The missionaries had to flee for their lives. Reverend Nichols miraculously escaped death when a volley of gunfire came through a window of the manse at Brown's Town. He was later arrested then released.
Knibb gave the district of Refuge its name as he went there "to seek refuge." This was after a gang of men broke into the house he occupied in Falmouth to kill him, and was only saved by the bold intervention of his landlady.
Rev. Henry Bleby, a Methodist minister, opened his church in Falmouth, just to be invaded by a gang of white men who tarred him and was about to set him on fire when his supporters rescued him.
The missionaries were warned not to preach. They were afraid to preach. The Colonial Church Unionists paraded throughout the length and breadth of the island creating damage and destruction unabated. It was as of this onslaught against rebellion and innocent citizens and the slaves were legitimised.
Members of the militia led in some of these attacks. Not one finger was lifted against the Union and its followers. In fact the public was encouraged to "support and protect the chapel destroyers."
Many of the missionaries went into Kingston and stayed there under the protection of the freed slaves who repelled the Unionists' aggression.
The slave, now "shepherdless", had to literally take to the bushes. Any that was caught by the now marauding band of brigands supporting the Union, was shot or hung.
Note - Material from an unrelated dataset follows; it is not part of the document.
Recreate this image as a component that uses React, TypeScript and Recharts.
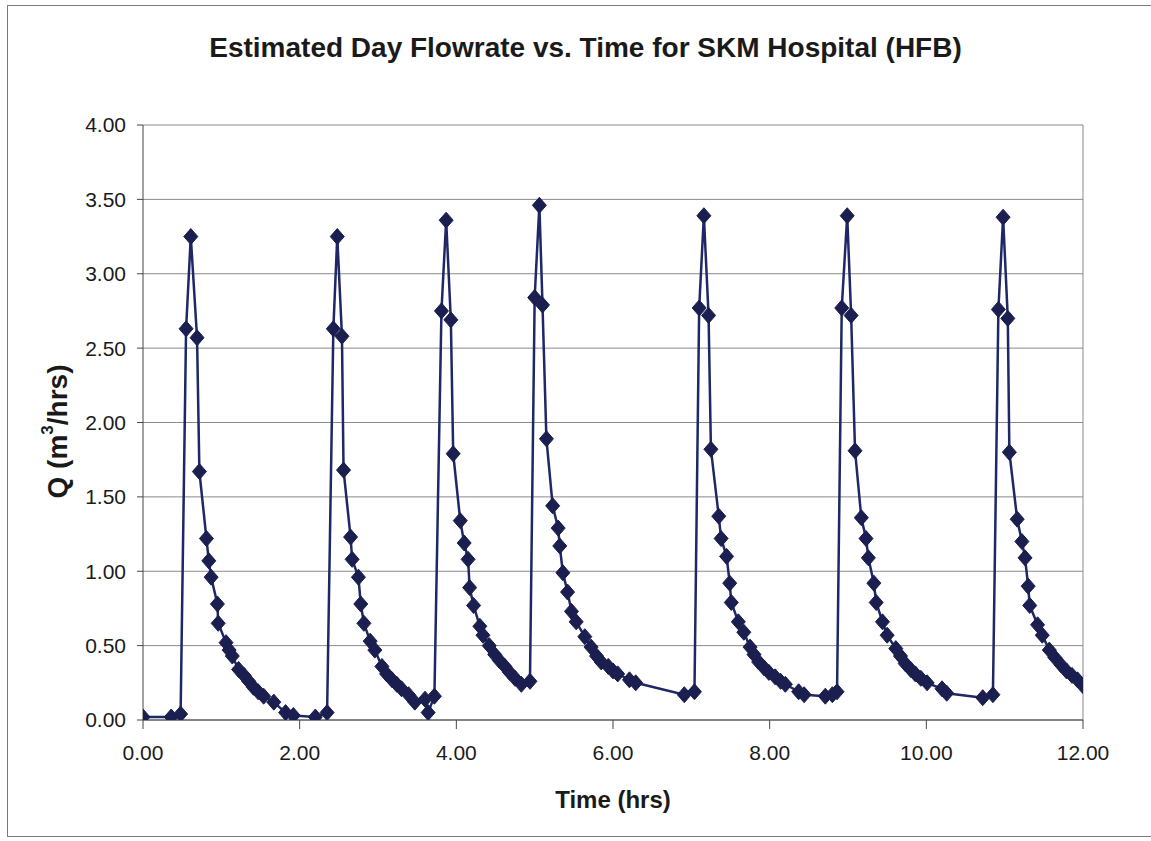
import { LineChart, Line, XAxis, YAxis, CartesianGrid, Label, ReferenceLine } from 'recharts';

// [time (hrs), Q (m3/hrs)], one array per flush cycle
const cycle1: [number, number][] = [
  [0.0, 0.02], [0.36, 0.02], [0.48, 0.04], [0.55, 2.63], [0.61, 3.25], [0.69, 2.57],
  [0.72, 1.67], [0.81, 1.22], [0.84, 1.07], [0.87, 0.96], [0.95, 0.78], [0.96, 0.65],
  [1.06, 0.52], [1.1, 0.47], [1.14, 0.43], [1.22, 0.34], [1.29, 0.3], [1.35, 0.26],
  [1.41, 0.22], [1.47, 0.19], [1.54, 0.16], [1.67, 0.12], [1.82, 0.05], [1.92, 0.03],
  [2.2, 0.02], [2.35, 0.05],
];
const cycle2: [number, number][] = [
  [2.43, 2.63], [2.48, 3.25], [2.54, 2.58], [2.56, 1.68], [2.65, 1.23], [2.67, 1.08],
  [2.75, 0.96], [2.78, 0.78], [2.82, 0.65], [2.9, 0.53], [2.96, 0.47], [3.05, 0.36],
  [3.11, 0.31], [3.18, 0.27], [3.24, 0.24], [3.3, 0.21], [3.39, 0.17], [3.47, 0.12],
  [3.6, 0.14], [3.64, 0.05], [3.72, 0.16],
];
const cycle3: [number, number][] = [
  [3.81, 2.75], [3.87, 3.36], [3.93, 2.69], [3.96, 1.79], [4.05, 1.34], [4.1, 1.19],
  [4.15, 1.08], [4.17, 0.89], [4.22, 0.77], [4.3, 0.63], [4.34, 0.57], [4.42, 0.5],
  [4.49, 0.44], [4.55, 0.4], [4.62, 0.36], [4.68, 0.32], [4.75, 0.28], [4.83, 0.24],
  [4.94, 0.26],
];
const cycle4: [number, number][] = [
  [5.0, 2.84], [5.06, 3.46], [5.1, 2.79], [5.15, 1.89], [5.23, 1.44], [5.3, 1.29],
  [5.32, 1.17], [5.36, 0.99], [5.42, 0.86], [5.47, 0.73], [5.53, 0.66], [5.64, 0.56],
  [5.72, 0.49], [5.79, 0.43], [5.85, 0.39], [5.94, 0.36], [6.0, 0.33], [6.06, 0.31],
  [6.21, 0.27], [6.29, 0.25], [6.91, 0.17], [7.04, 0.19],
];
const cycle5: [number, number][] = [
  [7.1, 2.77], [7.16, 3.39], [7.22, 2.72], [7.25, 1.82], [7.35, 1.37], [7.38, 1.22],
  [7.45, 1.1], [7.49, 0.92], [7.51, 0.79], [7.6, 0.66], [7.67, 0.59], [7.75, 0.49],
  [7.8, 0.44], [7.86, 0.39], [7.93, 0.35], [7.99, 0.32], [8.07, 0.29], [8.14, 0.26],
  [8.2, 0.24], [8.37, 0.19], [8.44, 0.17], [8.71, 0.16], [8.8, 0.17], [8.86, 0.19],
];
const cycle6: [number, number][] = [
  [8.92, 2.77], [8.99, 3.39], [9.04, 2.72], [9.09, 1.81], [9.17, 1.36], [9.23, 1.22],
  [9.26, 1.09], [9.33, 0.92], [9.36, 0.79], [9.44, 0.66], [9.5, 0.57], [9.61, 0.48],
  [9.67, 0.43], [9.73, 0.38], [9.8, 0.34], [9.86, 0.31], [9.93, 0.28], [10.01, 0.25],
  [10.2, 0.21], [10.26, 0.18], [10.72, 0.15], [10.85, 0.17],
];
const cycle7: [number, number][] = [
  [10.92, 2.76], [10.98, 3.38], [11.04, 2.7], [11.06, 1.8], [11.16, 1.35], [11.22, 1.2],
  [11.26, 1.09], [11.3, 0.9], [11.32, 0.77], [11.42, 0.64], [11.48, 0.57], [11.57, 0.47],
  [11.64, 0.42], [11.72, 0.37], [11.79, 0.33], [11.86, 0.3], [11.93, 0.27], [12.0, 0.23],
];

const xTicks = [0, 2, 4, 6, 8, 10, 12];
const yTicks = [0, 0.5, 1, 1.5, 2, 2.5, 3, 3.5, 4];

const data = [cycle1, cycle2, cycle3, cycle4, cycle5, cycle6, cycle7]
  .flat()
  .map(([t, q]) => ({ t, q }));

const FONT = '"Liberation Sans", Arial, sans-serif';
const NAVY = '#1f2766';

function Diamond(props: any) {
  const { cx, cy } = props;
  if (cx == null || cy == null) return null;
  return (
    <polygon
      points={`${cx},${cy - 8} ${cx + 7},${cy} ${cx},${cy + 8} ${cx - 7},${cy}`}
      fill="#1b1f4f"
      stroke="#1b1f4f"
      strokeWidth={1}
    />
  );
}

export default function App() {
  return (
    <div style={{ position: 'absolute', left: 0, top: 0, width: 1151, height: 841, background: '#fff', overflow: 'hidden', fontFamily: FONT }}>
      <div
        style={{
          position: 'absolute', left: 7, top: 5, width: 1160, height: 830,
          border: '1.5px solid #7a7a7a', borderRight: 'none',
        }}
      />
      <div
        style={{
          position: 'absolute', left: 0, top: 32, width: 1171, textAlign: 'center',
          fontSize: 28, fontWeight: 'bold', color: '#1a1a1a',
        }}
      >
        Estimated Day Flowrate vs. Time for SKM Hospital (HFB)
      </div>
      <LineChart
        width={1151}
        height={841}
        data={data}
        margin={{ top: 125, right: 68, bottom: 21, left: 83 }}
        style={{ position: 'absolute', left: 0, top: 0 }}
      >
        <CartesianGrid vertical={false} stroke="#8a8a8a" strokeWidth={1} />
        <ReferenceLine x={12} stroke="#8a8a8a" strokeWidth={1} />
        <XAxis
          dataKey="t"
          type="number"
          domain={[0, 12]}
          ticks={xTicks}
          tickFormatter={(v) => v.toFixed(2)}
          tick={{ fill: '#1a1a1a', fontSize: 21, fontFamily: FONT }}
          tickSize={9}
          tickMargin={16}
          stroke="#444"
          height={100}
          allowDataOverflow
        >
          <Label
            content={({ viewBox }: any) => (
              <text
                x={viewBox.x + viewBox.width / 2}
                y={viewBox.y + 88}
                textAnchor="middle"
                fontSize={24}
                fontWeight="bold"
                fontFamily={FONT}
                fill="#1a1a1a"
              >
                Time (hrs)
              </text>
            )}
          />
        </XAxis>
        <YAxis
          type="number"
          domain={[0, 4]}
          ticks={yTicks}
          tickFormatter={(v) => v.toFixed(2)}
          tick={{ fill: '#1a1a1a', fontSize: 21, fontFamily: FONT }}
          tickSize={6}
          tickMargin={11}
          stroke="#444"
          width={60}
          allowDataOverflow
        >
          <Label
            content={({ viewBox }: any) => {
              const cx = viewBox.x - 26;
              const cy = viewBox.y + viewBox.height / 2 + 9;
              return (
                <text
                  x={cx}
                  y={cy}
                  transform={`rotate(-90 ${cx} ${cy})`}
                  textAnchor="middle"
                  dominantBaseline="central"
                  fontSize={28}
                  fontWeight="bold"
                  fontFamily={FONT}
                  fill="#1a1a1a"
                >
                  Q (m<tspan dy={-10} fontSize={17}>3</tspan>
                  <tspan dy={10}>/hrs)</tspan>
                </text>
              );
            }}
          />
        </YAxis>
        <Line
          type="linear"
          dataKey="q"
          stroke={NAVY}
          strokeWidth={2.5}
          dot={<Diamond />}
          activeDot={false}
          isAnimationActive={false}
        />
      </LineChart>
    </div>
  );
}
A shepherd in the guise of George Findlayson, an illiterate slave, came to their rescue. In St. Ann where much of the damage and loss of lives occurred, he took the small surviving "flocks" and hid them in the safety of a cave.
They never lost faith in their objective, that is to be free. He patrolled through the now perilous roads from Brown's Town to Falmouth, meeting with other slaves in hiding and assuring them that soon the terror would pass.
Miraculously he was neither captured nor killed during his journeys.
The missionaries met in Kingston and sent Knibb to England to put the case for emancipation to the English public. His first-hand description of post rebellion massacre and vandalism, infuriated the public.
It was election year and moderates were voted into Parliament. The Abolition Bill was made law in August 1833 and came into full effect on the August 1, 1838.
The Colonial Church Union widely believed to be the forerunner of the Ku Klux Klan of 1868, was eventually declared illegal by Royal Proclamation. Lord Mulgrave, now Governor, took strong action against those members who tried to keep it going.
It had perpetrated one year and eight months of violence and devastation on the peace and good order of the island with its might.
And Rev. George William Bridges? He had the grave misfortune to witness the drowning of his four daughters when the boat in which they were sailing overturned in St. Ann's Bay harbour. His wife had deserted him for England some months before.
Later it was his time to flee and this he did to the backwoods of Canada with his only surviving child, a son.
It is abundantly clear that, right did overcome might.
It behoves us always to bear this in mind as we strive to contain and triumph over crime and violence in our beloved country. If our forefathers did it, then surely, so can we.
Royland Barrett is the Custos of Trelawny and an attorney-at-law who also engages in historical research.